What you should do - Everything in the data should be repeated exactly, save for the images.
■ ■ ■ ■
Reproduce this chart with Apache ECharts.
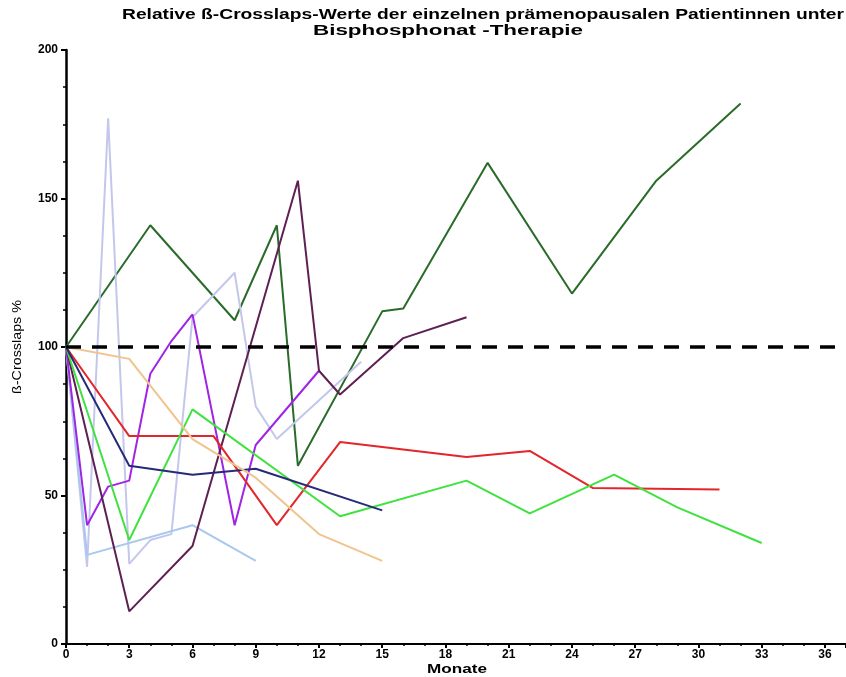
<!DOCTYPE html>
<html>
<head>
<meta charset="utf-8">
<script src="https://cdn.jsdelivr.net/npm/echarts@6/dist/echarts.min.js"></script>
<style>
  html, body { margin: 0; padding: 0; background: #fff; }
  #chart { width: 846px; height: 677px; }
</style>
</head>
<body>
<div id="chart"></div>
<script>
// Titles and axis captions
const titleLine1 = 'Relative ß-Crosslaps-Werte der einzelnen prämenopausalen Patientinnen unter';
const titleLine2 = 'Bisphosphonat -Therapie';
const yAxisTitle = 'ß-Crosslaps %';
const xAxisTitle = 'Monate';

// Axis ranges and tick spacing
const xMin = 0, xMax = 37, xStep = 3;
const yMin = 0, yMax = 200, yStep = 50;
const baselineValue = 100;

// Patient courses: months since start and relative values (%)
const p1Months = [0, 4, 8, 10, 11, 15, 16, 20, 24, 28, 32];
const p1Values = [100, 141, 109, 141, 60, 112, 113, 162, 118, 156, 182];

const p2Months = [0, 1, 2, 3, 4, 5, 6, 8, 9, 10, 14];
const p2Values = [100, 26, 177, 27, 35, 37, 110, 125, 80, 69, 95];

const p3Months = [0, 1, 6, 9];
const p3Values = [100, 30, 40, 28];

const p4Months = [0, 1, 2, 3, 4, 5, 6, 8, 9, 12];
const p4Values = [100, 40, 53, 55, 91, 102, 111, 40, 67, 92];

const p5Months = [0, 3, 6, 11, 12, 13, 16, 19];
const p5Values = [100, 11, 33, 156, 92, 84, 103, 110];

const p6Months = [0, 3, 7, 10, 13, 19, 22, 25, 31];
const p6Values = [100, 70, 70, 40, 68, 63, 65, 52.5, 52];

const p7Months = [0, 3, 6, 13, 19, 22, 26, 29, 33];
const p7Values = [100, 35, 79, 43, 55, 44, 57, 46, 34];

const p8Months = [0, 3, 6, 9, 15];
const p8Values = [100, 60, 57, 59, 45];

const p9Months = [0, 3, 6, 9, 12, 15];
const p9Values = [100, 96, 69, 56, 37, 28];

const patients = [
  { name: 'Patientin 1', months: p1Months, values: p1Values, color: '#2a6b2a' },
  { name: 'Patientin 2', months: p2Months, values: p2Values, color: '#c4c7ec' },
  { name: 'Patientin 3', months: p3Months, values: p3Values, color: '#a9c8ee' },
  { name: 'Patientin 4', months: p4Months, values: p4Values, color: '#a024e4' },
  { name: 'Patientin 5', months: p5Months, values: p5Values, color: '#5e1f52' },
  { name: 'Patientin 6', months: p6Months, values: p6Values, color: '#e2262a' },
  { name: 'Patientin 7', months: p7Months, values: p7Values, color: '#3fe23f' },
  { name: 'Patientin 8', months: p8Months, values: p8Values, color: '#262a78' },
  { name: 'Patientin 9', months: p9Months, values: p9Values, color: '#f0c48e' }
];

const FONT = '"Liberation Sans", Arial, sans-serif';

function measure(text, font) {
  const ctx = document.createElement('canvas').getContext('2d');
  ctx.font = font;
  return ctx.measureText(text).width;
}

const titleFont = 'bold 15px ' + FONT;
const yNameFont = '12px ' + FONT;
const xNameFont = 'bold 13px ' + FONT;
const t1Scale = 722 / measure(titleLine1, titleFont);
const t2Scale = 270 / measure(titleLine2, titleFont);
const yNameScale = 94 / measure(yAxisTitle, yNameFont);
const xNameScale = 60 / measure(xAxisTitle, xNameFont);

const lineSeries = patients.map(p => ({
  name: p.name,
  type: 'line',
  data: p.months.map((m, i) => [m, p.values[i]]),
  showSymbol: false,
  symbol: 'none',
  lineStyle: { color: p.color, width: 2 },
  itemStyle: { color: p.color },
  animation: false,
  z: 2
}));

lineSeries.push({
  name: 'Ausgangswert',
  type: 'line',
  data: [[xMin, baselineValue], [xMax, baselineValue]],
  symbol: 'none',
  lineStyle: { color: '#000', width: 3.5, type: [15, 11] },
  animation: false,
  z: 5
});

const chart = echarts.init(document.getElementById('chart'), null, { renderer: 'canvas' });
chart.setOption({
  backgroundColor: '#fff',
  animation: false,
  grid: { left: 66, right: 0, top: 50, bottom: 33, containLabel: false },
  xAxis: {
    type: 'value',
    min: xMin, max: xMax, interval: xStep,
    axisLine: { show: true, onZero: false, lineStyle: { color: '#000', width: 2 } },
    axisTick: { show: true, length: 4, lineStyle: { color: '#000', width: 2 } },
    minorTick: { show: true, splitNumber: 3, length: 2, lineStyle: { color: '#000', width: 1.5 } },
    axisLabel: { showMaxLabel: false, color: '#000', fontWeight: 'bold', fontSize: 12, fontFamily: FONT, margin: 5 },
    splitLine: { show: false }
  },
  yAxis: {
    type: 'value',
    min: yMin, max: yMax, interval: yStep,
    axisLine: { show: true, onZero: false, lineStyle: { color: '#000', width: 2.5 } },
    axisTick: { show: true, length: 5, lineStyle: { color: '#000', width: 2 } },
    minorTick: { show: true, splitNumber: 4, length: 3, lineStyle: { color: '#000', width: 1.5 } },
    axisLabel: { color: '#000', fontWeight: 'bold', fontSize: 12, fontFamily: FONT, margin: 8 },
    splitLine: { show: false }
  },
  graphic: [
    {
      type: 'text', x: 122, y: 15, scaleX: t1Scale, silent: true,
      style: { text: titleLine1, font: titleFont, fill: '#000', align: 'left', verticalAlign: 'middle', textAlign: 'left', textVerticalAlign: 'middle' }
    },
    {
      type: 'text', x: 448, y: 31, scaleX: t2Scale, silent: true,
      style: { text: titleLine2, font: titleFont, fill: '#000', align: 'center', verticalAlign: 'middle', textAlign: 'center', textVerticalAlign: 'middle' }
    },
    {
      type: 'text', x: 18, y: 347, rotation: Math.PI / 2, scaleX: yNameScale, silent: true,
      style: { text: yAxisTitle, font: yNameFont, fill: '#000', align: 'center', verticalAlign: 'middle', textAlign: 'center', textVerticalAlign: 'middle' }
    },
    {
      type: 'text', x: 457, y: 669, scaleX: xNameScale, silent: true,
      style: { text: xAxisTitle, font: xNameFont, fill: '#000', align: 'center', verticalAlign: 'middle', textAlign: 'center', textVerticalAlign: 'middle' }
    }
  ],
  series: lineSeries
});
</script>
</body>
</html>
■ ■ ■ ■
Problem solution -
Reproduce this chart with Apache ECharts.
<!DOCTYPE html>
<html>
<head>
<meta charset="utf-8">
<script src="https://cdn.jsdelivr.net/npm/echarts@6/dist/echarts.min.js"></script>
<style>
  html, body { margin: 0; padding: 0; background: #fff; }
  #chart { width: 846px; height: 677px; }
</style>
</head>
<body>
<div id="chart"></div>
<script>
// Titles and axis captions
const titleLine1 = 'Relative ß-Crosslaps-Werte der einzelnen prämenopausalen Patientinnen unter';
const titleLine2 = 'Bisphosphonat -Therapie';
const yAxisTitle = 'ß-Crosslaps %';
const xAxisTitle = 'Monate';

// Axis ranges and tick spacing
const xMin = 0, xMax = 37, xStep = 3;
const yMin = 0, yMax = 200, yStep = 50;
const baselineValue = 100;

// Patient courses: months since start and relative values (%)
const p1Months = [0, 4, 8, 10, 11, 15, 16, 20, 24, 28, 32];
const p1Values = [100, 141, 109, 141, 60, 112, 113, 162, 118, 156, 182];

const p2Months = [0, 1, 2, 3, 4, 5, 6, 8, 9, 10, 14];
const p2Values = [100, 26, 177, 27, 35, 37, 110, 125, 80, 69, 95];

const p3Months = [0, 1, 6, 9];
const p3Values = [100, 30, 40, 28];

const p4Months = [0, 1, 2, 3, 4, 5, 6, 8, 9, 12];
const p4Values = [100, 40, 53, 55, 91, 102, 111, 40, 67, 92];

const p5Months = [0, 3, 6, 11, 12, 13, 16, 19];
const p5Values = [100, 11, 33, 156, 92, 84, 103, 110];

const p6Months = [0, 3, 7, 10, 13, 19, 22, 25, 31];
const p6Values = [100, 70, 70, 40, 68, 63, 65, 52.5, 52];

const p7Months = [0, 3, 6, 13, 19, 22, 26, 29, 33];
const p7Values = [100, 35, 79, 43, 55, 44, 57, 46, 34];

const p8Months = [0, 3, 6, 9, 15];
const p8Values = [100, 60, 57, 59, 45];

const p9Months = [0, 3, 6, 9, 12, 15];
const p9Values = [100, 96, 69, 56, 37, 28];

const patients = [
  { name: 'Patientin 1', months: p1Months, values: p1Values, color: '#2a6b2a' },
  { name: 'Patientin 2', months: p2Months, values: p2Values, color: '#c4c7ec' },
  { name: 'Patientin 3', months: p3Months, values: p3Values, color: '#a9c8ee' },
  { name: 'Patientin 4', months: p4Months, values: p4Values, color: '#a024e4' },
  { name: 'Patientin 5', months: p5Months, values: p5Values, color: '#5e1f52' },
  { name: 'Patientin 6', months: p6Months, values: p6Values, color: '#e2262a' },
  { name: 'Patientin 7', months: p7Months, values: p7Values, color: '#3fe23f' },
  { name: 'Patientin 8', months: p8Months, values: p8Values, color: '#262a78' },
  { name: 'Patientin 9', months: p9Months, values: p9Values, color: '#f0c48e' }
];

const FONT = '"Liberation Sans", Arial, sans-serif';

function measure(text, font) {
  const ctx = document.createElement('canvas').getContext('2d');
  ctx.font = font;
  return ctx.measureText(text).width;
}

const titleFont = 'bold 15px ' + FONT;
const yNameFont = '12px ' + FONT;
const xNameFont = 'bold 13px ' + FONT;
const t1Scale = 722 / measure(titleLine1, titleFont);
const t2Scale = 270 / measure(titleLine2, titleFont);
const yNameScale = 94 / measure(yAxisTitle, yNameFont);
const xNameScale = 60 / measure(xAxisTitle, xNameFont);

const lineSeries = patients.map(p => ({
  name: p.name,
  type: 'line',
  data: p.months.map((m, i) => [m, p.values[i]]),
  showSymbol: false,
  symbol: 'none',
  lineStyle: { color: p.color, width: 2 },
  itemStyle: { color: p.color },
  animation: false,
  z: 2
}));

lineSeries.push({
  name: 'Ausgangswert',
  type: 'line',
  data: [[xMin, baselineValue], [xMax, baselineValue]],
  symbol: 'none',
  lineStyle: { color: '#000', width: 3.5, type: [15, 11] },
  animation: false,
  z: 5
});

const chart = echarts.init(document.getElementById('chart'), null, { renderer: 'canvas' });
chart.setOption({
  backgroundColor: '#fff',
  animation: false,
  grid: { left: 66, right: 0, top: 50, bottom: 33, containLabel: false },
  xAxis: {
    type: 'value',
    min: xMin, max: xMax, interval: xStep,
    axisLine: { show: true, onZero: false, lineStyle: { color: '#000', width: 2 } },
    axisTick: { show: true, length: 4, lineStyle: { color: '#000', width: 2 } },
    minorTick: { show: true, splitNumber: 3, length: 2, lineStyle: { color: '#000', width: 1.5 } },
    axisLabel: { showMaxLabel: false, color: '#000', fontWeight: 'bold', fontSize: 12, fontFamily: FONT, margin: 5 },
    splitLine: { show: false }
  },
  yAxis: {
    type: 'value',
    min: yMin, max: yMax, interval: yStep,
    axisLine: { show: true, onZero: false, lineStyle: { color: '#000', width: 2.5 } },
    axisTick: { show: true, length: 5, lineStyle: { color: '#000', width: 2 } },
    minorTick: { show: true, splitNumber: 4, length: 3, lineStyle: { color: '#000', width: 1.5 } },
    axisLabel: { color: '#000', fontWeight: 'bold', fontSize: 12, fontFamily: FONT, margin: 8 },
    splitLine: { show: false }
  },
  graphic: [
    {
      type: 'text', x: 122, y: 15, scaleX: t1Scale, silent: true,
      style: { text: titleLine1, font: titleFont, fill: '#000', align: 'left', verticalAlign: 'middle', textAlign: 'left', textVerticalAlign: 'middle' }
    },
    {
      type: 'text', x: 448, y: 31, scaleX: t2Scale, silent: true,
      style: { text: titleLine2, font: titleFont, fill: '#000', align: 'center', verticalAlign: 'middle', textAlign: 'center', textVerticalAlign: 'middle' }
    },
    {
      type: 'text', x: 18, y: 347, rotation: Math.PI / 2, scaleX: yNameScale, silent: true,
      style: { text: yAxisTitle, font: yNameFont, fill: '#000', align: 'center', verticalAlign: 'middle', textAlign: 'center', textVerticalAlign: 'middle' }
    },
    {
      type: 'text', x: 457, y: 669, scaleX: xNameScale, silent: true,
      style: { text: xAxisTitle, font: xNameFont, fill: '#000', align: 'center', verticalAlign: 'middle', textAlign: 'center', textVerticalAlign: 'middle' }
    }
  ],
  series: lineSeries
});
</script>
</body>
</html>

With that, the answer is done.